Daughter of the late folk icon Harry Chapin, singer-songwriter Jen Chapin doesn’t entirely like the term “singer-songwriter.”
"It’s a weird term,” says Chapin, who brings her band to the Winchester tomorrow night. “As a genre, it’s not that appealing to me. Narcissism is too strong a word but the connotation is about telling you my feelings through a guitar. I have a wider musical perspective. I came of age with the first hip-hop tracks were on the radio.”
Chapin’s new album, Reckoning, certainly crosses into a variety of genres. Some of it is rock. Some is pop. And some is jazz. It reflects Chapin’s musical upbringing.
“I walked on the beach with my boombox playing Houses of the Holy,” she says when asked about her formative years. “All those things are part of me: classic rock and soul music. That is as much part of the music as singer-songwriters. I love Joni Mitchell but I’m trying to throw other things in the mix too. Different people hear different things. Some people really hear the jazz. Some people really hear the folk. Some people hear Janis Joplin or Alanis Morissette. Some people hear it as really relaxing and some people hear it as really dark. I appreciate that.”
Expect to hear most (if not all) of Reckoning at tomorrow’s show.
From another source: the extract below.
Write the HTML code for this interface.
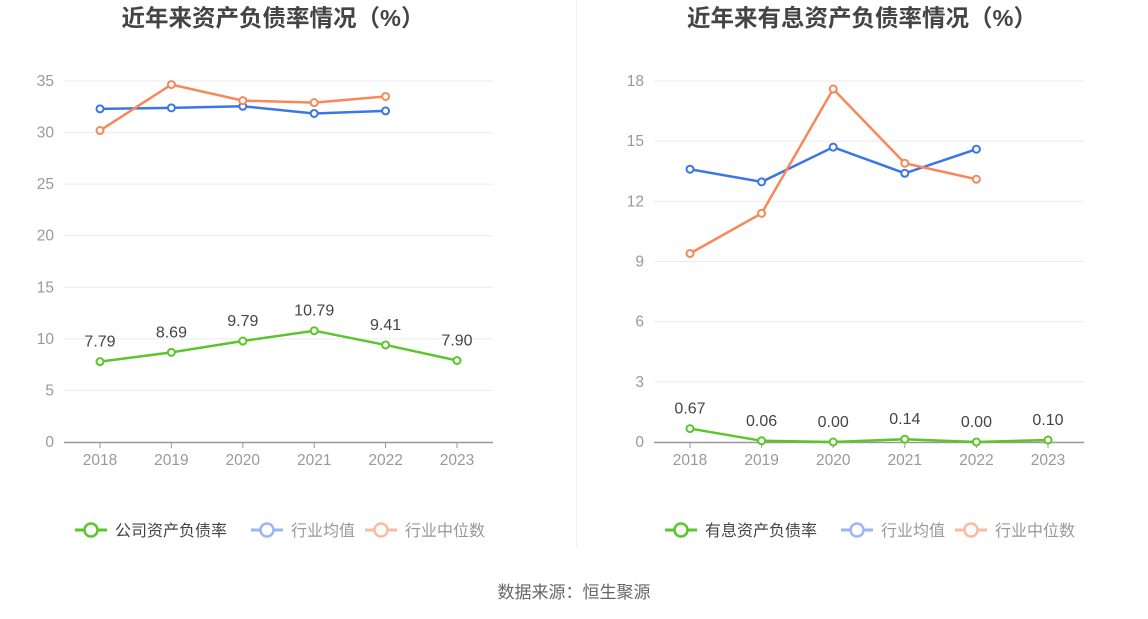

“When I was putting the song order together for the album, it happened that that song order [of Reckoning] works well in a live set,” she says. All of the songs are really meaningful to me right now and work as a live performance. We have been playing all of the songs and we include two or three songs from my other recordings or maybe a cover tune. We get really powerful reactions to our live shows. It’s great.”